## BEGIN RECORDS SHOWN

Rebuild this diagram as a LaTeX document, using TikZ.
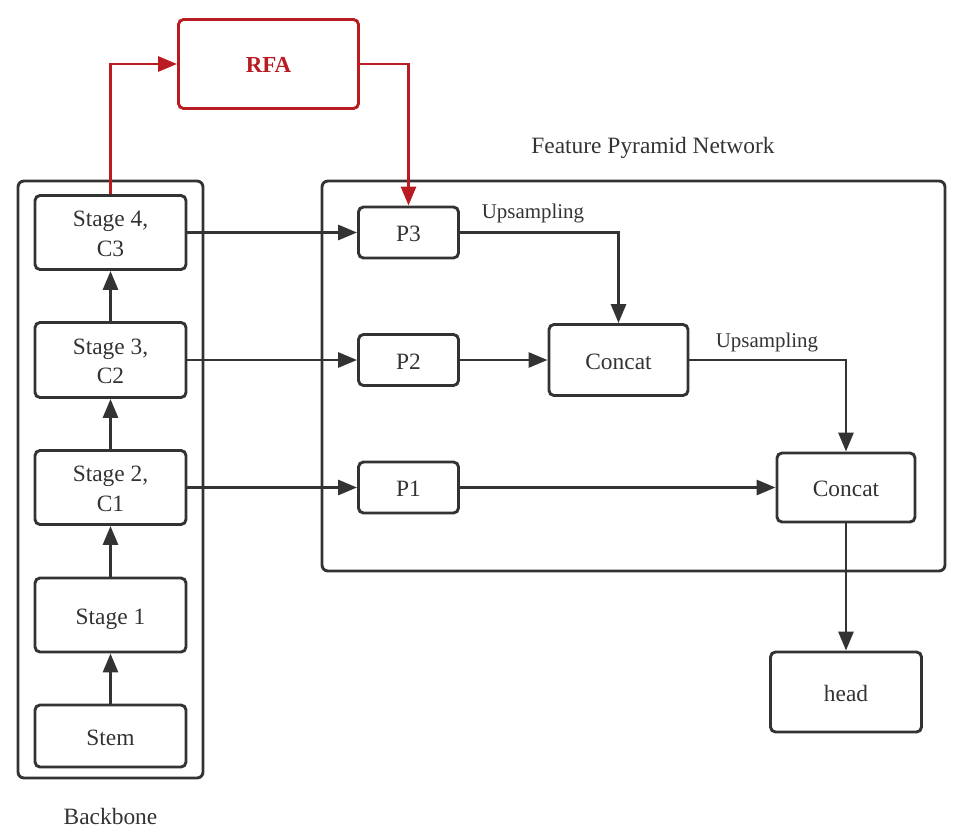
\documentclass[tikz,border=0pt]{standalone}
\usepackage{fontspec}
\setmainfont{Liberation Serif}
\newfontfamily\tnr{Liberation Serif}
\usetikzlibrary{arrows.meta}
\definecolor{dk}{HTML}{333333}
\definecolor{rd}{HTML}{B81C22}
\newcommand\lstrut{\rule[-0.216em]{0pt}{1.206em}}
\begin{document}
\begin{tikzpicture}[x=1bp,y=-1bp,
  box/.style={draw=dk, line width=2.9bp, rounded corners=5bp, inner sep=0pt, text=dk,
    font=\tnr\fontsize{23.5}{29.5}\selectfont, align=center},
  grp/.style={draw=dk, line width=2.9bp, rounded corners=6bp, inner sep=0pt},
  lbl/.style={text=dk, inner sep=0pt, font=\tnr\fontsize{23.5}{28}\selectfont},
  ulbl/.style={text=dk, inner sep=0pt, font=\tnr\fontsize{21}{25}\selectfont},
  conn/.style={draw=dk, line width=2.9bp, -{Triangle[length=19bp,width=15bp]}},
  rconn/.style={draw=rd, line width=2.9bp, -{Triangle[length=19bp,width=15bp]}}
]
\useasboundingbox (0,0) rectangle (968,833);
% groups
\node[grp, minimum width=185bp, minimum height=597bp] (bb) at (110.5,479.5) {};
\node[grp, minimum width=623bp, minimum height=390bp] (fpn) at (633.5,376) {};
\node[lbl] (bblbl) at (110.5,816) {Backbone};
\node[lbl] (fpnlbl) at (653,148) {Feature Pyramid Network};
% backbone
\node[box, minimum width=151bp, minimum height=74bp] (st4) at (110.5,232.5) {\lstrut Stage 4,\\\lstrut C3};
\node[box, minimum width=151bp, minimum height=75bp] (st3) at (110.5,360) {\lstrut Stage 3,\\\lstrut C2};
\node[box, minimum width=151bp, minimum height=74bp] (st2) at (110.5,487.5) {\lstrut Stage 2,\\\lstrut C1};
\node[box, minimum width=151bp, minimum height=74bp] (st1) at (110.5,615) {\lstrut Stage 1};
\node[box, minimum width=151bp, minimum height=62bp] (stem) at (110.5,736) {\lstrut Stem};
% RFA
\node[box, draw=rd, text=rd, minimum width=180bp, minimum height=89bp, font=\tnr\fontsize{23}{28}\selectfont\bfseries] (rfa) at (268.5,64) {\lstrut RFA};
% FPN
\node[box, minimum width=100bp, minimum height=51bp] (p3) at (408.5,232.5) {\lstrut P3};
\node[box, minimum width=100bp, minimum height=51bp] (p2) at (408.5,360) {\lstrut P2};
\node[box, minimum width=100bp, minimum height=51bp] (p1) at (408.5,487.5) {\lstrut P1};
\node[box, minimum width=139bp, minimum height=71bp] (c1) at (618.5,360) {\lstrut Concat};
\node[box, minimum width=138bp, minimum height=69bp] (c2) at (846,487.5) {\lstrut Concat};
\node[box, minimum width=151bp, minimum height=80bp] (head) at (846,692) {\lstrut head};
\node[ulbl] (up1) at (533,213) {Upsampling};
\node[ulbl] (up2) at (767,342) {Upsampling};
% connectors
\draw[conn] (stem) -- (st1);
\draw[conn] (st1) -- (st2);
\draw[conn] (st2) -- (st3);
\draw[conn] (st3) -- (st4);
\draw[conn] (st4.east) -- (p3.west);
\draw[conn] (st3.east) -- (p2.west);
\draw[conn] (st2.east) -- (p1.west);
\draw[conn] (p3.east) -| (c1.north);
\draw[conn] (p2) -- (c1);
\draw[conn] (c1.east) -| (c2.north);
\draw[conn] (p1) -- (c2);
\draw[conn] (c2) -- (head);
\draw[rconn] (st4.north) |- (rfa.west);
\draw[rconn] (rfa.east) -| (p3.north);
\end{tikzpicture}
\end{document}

## END RECORDS SHOWN
## BEGIN RECORDS SHOWN

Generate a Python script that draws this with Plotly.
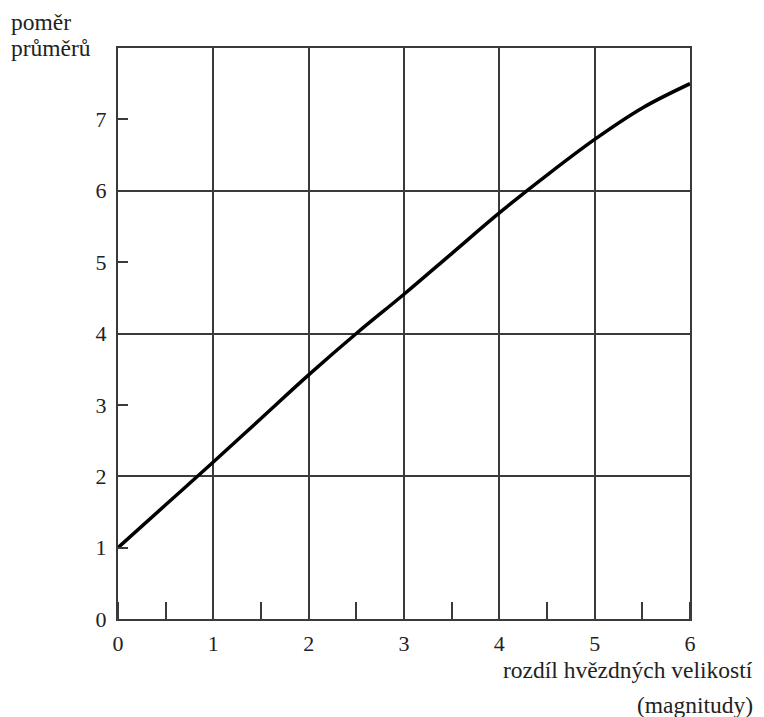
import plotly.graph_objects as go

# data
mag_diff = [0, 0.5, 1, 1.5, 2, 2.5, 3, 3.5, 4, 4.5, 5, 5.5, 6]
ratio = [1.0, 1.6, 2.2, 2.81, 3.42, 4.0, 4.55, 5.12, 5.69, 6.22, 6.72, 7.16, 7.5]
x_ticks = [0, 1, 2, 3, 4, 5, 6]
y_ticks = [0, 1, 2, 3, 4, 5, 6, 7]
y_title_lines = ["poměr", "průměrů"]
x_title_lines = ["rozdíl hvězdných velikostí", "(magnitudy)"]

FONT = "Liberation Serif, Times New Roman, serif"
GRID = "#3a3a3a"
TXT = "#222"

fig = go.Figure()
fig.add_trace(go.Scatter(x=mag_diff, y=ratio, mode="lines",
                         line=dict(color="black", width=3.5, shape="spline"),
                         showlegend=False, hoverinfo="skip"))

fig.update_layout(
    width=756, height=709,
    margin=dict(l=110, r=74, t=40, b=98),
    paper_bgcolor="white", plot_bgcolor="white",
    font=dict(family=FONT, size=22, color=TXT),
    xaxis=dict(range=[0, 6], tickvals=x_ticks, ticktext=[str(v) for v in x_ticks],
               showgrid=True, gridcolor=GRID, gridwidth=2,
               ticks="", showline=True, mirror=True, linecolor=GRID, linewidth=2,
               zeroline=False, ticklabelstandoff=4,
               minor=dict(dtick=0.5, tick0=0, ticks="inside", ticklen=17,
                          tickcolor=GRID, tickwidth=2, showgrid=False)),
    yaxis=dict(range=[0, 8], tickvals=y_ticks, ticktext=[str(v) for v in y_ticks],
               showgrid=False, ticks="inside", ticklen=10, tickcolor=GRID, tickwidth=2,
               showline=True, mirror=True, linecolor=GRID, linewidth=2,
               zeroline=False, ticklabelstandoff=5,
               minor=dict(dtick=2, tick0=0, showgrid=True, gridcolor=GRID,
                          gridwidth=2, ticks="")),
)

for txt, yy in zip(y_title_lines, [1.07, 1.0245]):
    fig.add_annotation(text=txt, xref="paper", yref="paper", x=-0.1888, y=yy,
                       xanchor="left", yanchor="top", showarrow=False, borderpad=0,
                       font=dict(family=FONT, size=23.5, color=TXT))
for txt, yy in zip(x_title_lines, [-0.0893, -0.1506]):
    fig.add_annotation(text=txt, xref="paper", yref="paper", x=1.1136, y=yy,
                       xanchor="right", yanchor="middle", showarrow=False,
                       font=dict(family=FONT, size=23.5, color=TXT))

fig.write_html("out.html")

## END RECORDS SHOWN
## BEGIN RECORDS SHOWN

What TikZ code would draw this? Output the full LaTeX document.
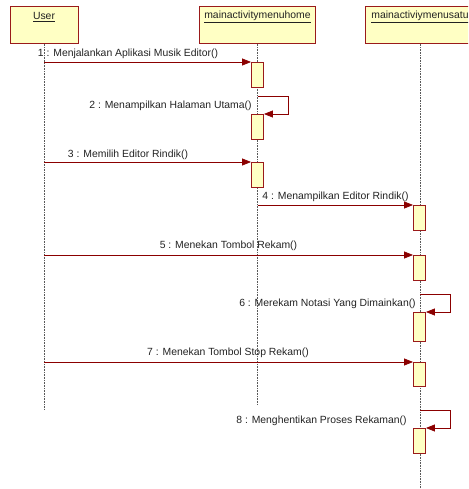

## END RECORDS SHOWN

WHAT THE EXERCISE ASKS: Copy each line above that contains the word "LaTeX".

FULL ANSWER:
Rebuild this diagram as a LaTeX document, using TikZ.
What TikZ code would draw this? Output the full LaTeX document.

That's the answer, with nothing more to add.